Выбрать главу

Она ступала по кромке влажного с ночи песка, разрушая ее и обнажая под ней слой сыпучий, чем как бы помогала солнцу в предстоящей ему гигантской работе, и в мыслях возвращалась к ужасной действительности. Но как неисповедимы пути Господни, так неисповедима и мысль человека в своих блужданиях. Вдруг она отвлекалась и начинала рассуждать о вещах, казалось бы совершенно посторонних: «Как это, ночь в снах списывает с дня, но только днем писание черным по белому, а ночью белым по черному. Оттого и приснился мне такой сон». Она вспомнила свой утренний сон и поразилась тому — ладно, будем откровенны, она ничему не поражалась, ни о чем не рассуждала, просто вспомнила сон, все же остальное исходит от автора — и поразилась тому, как незначительное машинально отмеченное сознанием наблюдение может послужить материалом для сновидения, оттеснив на задний план, превратив в едва проступающий фон основное событие минувшего дня. И вправду, теперь мы припоминаем, выскальзывая из княжеского сада, она пробегала под деревом, на ветке которого сидела птичка и щебетала так, словно декламировала что-то. И вот сон. Бежа во весь дух (причины бега, хорошо и так известные, не отражены совершенно), она взглядом набегает на поющую механическую птицу на дереве, большую — с куру или даже с гусыню, рывками поворачивающуюся по кругу и в такт мелодии крыльями бьющую себя по железным бокам. А внизу на земле неподвижно лежит тепленький, покрытый сереньким пушком комочек. Она хочет не наступить на него, не просто, страстно хочет, и как раз наступает. Раздавленный, он пристает к ноге, и теперь она бежит, чувствуя его, как иной, страдающий плоскостопием, болезненно ощущает изгиб подошвы. Она никак не может скрыться из поля зрения механической птицы на дереве.

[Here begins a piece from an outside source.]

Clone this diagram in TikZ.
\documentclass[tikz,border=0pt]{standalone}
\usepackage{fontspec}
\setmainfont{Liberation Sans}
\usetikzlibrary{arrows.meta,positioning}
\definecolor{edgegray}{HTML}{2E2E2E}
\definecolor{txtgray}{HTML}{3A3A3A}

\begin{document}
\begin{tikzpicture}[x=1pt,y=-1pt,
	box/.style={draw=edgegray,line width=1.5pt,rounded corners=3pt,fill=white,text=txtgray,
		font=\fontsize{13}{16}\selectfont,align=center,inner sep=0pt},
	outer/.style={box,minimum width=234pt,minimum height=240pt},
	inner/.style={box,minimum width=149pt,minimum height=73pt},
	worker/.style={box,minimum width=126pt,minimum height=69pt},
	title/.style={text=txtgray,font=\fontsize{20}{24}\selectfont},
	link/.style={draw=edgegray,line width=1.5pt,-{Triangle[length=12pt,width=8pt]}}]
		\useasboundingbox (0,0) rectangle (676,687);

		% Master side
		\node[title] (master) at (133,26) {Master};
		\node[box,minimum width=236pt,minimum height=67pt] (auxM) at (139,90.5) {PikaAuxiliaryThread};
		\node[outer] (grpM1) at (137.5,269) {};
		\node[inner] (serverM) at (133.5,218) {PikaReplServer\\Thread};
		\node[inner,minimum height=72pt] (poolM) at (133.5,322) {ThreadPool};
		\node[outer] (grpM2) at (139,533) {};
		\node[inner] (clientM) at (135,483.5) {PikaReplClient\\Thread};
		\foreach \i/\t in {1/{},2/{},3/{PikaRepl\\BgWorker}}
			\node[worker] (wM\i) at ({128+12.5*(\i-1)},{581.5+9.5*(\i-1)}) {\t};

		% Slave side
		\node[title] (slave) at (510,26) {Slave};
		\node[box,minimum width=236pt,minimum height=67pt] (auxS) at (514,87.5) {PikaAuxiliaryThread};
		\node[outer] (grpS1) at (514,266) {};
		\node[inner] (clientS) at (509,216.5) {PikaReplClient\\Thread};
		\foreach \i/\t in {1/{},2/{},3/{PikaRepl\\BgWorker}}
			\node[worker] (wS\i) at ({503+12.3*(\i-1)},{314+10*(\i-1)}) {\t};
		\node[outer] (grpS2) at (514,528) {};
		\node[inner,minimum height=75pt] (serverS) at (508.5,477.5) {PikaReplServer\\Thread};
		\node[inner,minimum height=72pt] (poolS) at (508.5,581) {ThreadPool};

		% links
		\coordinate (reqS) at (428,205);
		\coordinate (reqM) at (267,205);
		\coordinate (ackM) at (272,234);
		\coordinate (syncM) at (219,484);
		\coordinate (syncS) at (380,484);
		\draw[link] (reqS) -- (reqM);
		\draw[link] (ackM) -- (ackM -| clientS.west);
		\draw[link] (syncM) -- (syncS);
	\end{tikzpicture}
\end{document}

Та все поворачивается ей вслед.

Колыбельная птицы Когда сыночек вырастет Большим, как его мамочка, Он станет грозным воином, Отмстителем за мамочку, И позднее раскаянье — Таков удел обидчика. А сынушка со славою В родное вступит гнездышко.
Болит у кошечки, Болит у собаченьки, А у сынушки заживи, заживи.
Когда сыночек вырастет, То солнца ярче красного Сверкнет корона царская На голове сынулиной, И перед троном с трепетом Падут народы птичии, А подле трона — мать царя К досаде страшной недруга.
Болит у кошечки, Болит у собаченьки, А у сынушки заживи, заживи.
Но не короны царския, И не военных почестей, А мудрости великия, Как вырастешь, сподобишься. Тогда глаголом пламенным Восславишь мать в веках свою. Гляди: во прахе, жалок, наг, Беспомощн, сир —       вот к нам ползет.
Кошечку болька заела, Собаченьку болька заела, А у сынушки же все зажило.

Так расшифровал вчерашнее щебетанье птички на дереве ее раскрепощенный сном дух.

За час до полудня, когда на театре небесных действий генерал-солнце готовился взять господствующую высоту, а море уже угодливо раскатало перед победителем сверкающую дорожку от самого горизонта до берега, она вдруг увидала, как по ней, по этой дорожке, медленно движется к берегу человек, или некто, принявший человеческий облик. Разом ожили в ее памяти рассказы о боге, ходившем по воде как по земле и являвшемся несчастнейшим в мире женщинам, к коим, верно, и она теперь принадлежала. Об этом женском боге ей говорила одна карлица-ведунья в замке, но она предпочитала все ж коллекцию домашних божков собственного изготовления. Как жаль, что она не отнеслась с должным вниманием к карлице с ее рассказами, безусловно, сейчас это было бы ей на руку, но иди знай.

Однако. Идущий уже настолько приблизился, что превратился в стоящего посреди маленького плотика, плывущего в фарватере золотого торпеда, стремящего с противоположного берега бег свой — так еще можно назвать эту ослепительную просеку на воде — и потому для глаз наблюдательницы долгое время незримого, но даже в таком виде появление японского мудреца в длинных белых одеждах (последнее — непременное условие) в то далекое утро было сущим волшебством. С этого момента сказка получает все права гражданства Японии, по молодости своей решает ими воспользоваться и после благополучной развязки, когда японский мудрец отправляется в обратный путь, следует за ним, но об этом мы уже говорили, как и о том, что вернуться домой есть высшая благодать Божья.